Re: sed not working on /proc files

Stephen C. Tweedie (sct@redhat.com)
Tue, 4 May 1999 21:22:56 +0100 (BST)


Hi,

On Tue, 4 May 1999 17:43:22 +0200, Andi Kleen <ak@muc.de> said:

> What sysctl doesn't do (yet) is to manage dynamic lists of things (like
> sockets). If that could be added I believe most of /proc/net could be
> moved to sysctls, with the old /proc/net generated by a table driven
> compatibility layer.

I wrote sysctl in a way which deliberately left the door open for that
sort of thing. It has been munged mightily since then, but the basic
mechanism is still there --- each parse of one part of the sysctl name
is passed a "void **context". The context is initially NULL, but any
part of the parsing can set up the context to point to a locally
allocated data structure which records the results of the parsing to
date.

For example, you might have a sysctl [SYS_PROC, SYS_PID, pid,
SYS_STATUS], and the parsing of the <pid> element could use the context
to record which pid we are talking about.

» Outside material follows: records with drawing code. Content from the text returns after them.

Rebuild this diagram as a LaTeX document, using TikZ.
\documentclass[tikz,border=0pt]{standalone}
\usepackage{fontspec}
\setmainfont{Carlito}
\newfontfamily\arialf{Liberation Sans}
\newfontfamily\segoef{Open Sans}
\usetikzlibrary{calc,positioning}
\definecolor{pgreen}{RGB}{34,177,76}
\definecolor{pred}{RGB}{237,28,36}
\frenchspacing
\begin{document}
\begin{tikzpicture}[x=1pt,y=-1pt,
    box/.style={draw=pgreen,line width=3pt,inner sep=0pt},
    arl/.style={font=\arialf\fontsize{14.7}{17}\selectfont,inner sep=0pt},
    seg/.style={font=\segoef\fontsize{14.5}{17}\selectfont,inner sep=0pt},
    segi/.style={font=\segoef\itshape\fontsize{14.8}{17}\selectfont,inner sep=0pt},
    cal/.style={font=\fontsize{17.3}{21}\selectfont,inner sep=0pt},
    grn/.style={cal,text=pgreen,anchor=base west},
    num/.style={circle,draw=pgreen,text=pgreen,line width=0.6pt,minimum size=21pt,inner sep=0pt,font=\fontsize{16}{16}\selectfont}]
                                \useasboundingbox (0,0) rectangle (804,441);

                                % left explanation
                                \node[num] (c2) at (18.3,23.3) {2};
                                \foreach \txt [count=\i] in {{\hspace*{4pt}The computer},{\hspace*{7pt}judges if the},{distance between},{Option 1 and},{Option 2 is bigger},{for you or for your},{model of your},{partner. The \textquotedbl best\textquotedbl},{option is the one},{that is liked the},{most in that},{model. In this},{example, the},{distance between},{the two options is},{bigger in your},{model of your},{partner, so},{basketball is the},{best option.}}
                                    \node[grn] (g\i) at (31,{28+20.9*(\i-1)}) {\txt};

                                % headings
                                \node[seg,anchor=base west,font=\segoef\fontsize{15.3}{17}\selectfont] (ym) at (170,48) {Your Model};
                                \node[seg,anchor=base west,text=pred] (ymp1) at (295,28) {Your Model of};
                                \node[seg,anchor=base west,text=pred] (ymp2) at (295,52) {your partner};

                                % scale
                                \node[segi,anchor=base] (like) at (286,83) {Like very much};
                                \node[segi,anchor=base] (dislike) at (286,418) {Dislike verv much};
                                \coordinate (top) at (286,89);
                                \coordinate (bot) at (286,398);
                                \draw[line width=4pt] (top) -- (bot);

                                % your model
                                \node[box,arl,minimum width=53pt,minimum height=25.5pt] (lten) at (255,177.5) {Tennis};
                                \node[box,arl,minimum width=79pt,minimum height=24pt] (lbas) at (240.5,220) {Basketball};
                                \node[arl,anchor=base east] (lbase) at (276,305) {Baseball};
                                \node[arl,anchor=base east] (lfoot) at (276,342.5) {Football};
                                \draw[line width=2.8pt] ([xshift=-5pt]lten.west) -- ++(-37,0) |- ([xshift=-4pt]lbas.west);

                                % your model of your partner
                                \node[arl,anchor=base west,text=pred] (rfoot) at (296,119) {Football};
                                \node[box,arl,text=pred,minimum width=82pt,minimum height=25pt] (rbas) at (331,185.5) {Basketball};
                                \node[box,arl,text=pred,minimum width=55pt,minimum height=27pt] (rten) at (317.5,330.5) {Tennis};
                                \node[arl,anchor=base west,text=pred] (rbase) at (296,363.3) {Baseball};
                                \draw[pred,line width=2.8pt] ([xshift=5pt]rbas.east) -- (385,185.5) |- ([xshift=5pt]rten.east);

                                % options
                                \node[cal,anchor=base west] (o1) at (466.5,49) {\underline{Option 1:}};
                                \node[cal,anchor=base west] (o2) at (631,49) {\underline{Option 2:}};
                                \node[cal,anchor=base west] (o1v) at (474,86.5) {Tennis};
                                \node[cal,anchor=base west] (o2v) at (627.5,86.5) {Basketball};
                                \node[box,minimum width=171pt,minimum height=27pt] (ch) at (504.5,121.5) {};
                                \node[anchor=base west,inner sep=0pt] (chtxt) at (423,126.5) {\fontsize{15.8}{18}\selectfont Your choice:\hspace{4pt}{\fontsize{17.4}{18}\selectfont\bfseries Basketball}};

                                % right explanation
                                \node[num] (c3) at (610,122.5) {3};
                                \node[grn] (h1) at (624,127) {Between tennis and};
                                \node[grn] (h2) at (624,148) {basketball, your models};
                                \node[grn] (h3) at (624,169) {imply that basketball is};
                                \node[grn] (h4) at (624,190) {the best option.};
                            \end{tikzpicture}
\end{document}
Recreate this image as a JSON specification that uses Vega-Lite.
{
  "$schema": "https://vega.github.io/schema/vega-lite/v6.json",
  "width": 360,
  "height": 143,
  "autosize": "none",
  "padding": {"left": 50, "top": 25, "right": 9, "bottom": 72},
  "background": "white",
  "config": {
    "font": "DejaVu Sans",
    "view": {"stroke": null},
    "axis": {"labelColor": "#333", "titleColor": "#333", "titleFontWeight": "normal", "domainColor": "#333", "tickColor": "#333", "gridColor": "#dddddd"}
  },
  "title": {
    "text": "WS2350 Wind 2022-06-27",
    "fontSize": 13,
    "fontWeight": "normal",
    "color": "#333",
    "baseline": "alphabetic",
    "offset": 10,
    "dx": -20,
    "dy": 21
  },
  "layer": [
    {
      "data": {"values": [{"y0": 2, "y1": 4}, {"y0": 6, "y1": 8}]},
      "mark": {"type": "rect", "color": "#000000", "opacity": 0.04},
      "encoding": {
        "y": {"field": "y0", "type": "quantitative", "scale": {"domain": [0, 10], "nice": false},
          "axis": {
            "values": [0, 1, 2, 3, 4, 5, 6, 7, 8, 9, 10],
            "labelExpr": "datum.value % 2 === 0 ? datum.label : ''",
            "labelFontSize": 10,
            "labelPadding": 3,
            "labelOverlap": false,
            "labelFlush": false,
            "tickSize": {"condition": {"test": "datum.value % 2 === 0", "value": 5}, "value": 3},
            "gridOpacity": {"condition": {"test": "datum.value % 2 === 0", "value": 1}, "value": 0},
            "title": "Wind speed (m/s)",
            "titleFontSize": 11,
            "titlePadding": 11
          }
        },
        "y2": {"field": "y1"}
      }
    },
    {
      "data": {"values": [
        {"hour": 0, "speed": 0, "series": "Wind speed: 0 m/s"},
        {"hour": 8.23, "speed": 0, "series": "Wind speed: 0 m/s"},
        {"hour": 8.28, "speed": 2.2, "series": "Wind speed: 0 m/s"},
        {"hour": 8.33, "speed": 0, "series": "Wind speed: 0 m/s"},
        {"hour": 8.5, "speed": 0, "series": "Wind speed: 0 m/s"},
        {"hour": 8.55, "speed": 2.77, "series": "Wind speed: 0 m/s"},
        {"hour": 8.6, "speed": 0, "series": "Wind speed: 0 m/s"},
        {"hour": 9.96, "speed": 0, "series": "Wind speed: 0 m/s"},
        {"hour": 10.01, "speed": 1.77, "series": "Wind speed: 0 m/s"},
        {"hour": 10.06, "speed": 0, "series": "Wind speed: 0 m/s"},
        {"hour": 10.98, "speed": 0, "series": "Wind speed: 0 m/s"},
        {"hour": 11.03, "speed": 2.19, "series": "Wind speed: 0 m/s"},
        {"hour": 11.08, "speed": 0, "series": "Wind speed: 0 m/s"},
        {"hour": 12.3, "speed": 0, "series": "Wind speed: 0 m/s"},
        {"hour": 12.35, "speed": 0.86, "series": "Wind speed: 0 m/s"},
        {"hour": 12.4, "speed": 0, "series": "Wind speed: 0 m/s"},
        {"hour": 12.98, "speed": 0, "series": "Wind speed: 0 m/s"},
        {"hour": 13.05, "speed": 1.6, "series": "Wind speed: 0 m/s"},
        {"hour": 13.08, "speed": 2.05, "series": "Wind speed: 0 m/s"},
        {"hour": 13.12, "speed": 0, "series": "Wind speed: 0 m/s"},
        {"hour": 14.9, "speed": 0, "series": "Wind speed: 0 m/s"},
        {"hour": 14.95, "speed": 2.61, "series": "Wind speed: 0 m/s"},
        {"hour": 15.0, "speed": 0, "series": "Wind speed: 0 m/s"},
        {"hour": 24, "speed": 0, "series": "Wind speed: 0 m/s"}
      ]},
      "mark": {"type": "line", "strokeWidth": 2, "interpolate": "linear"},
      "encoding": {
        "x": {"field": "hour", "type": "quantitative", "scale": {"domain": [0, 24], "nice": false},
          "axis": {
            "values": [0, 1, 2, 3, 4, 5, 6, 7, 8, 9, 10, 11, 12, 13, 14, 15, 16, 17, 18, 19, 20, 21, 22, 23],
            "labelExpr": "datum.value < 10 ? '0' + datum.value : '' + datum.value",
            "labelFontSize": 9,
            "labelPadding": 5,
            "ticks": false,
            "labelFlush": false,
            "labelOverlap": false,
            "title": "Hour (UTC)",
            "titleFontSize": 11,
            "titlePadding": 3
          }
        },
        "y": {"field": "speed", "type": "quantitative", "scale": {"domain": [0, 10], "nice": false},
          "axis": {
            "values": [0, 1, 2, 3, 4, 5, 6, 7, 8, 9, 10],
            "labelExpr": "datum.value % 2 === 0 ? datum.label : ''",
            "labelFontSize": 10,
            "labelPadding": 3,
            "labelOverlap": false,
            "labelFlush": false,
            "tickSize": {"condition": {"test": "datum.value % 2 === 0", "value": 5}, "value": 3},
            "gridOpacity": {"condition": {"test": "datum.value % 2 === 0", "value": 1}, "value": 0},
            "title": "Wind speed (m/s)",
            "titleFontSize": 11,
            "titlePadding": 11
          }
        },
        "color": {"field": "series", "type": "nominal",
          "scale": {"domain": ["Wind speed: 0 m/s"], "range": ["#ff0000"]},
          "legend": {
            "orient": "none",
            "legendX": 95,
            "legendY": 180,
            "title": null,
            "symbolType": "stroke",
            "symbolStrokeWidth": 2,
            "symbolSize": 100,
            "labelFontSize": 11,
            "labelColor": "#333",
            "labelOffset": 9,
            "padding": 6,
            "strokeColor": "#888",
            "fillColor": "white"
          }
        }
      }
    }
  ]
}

The parser which selects the
process by pid does not have to know which interrogation sysctls are in
use below that: we could have open-file queries, mem-map queries or
general status queries within the [PROC,PID,pid] namespace using the
same pid parser; we could also have different selectors like
[PROC,UID,uid] which select processes based on different criteria but
which have the same queries underneath.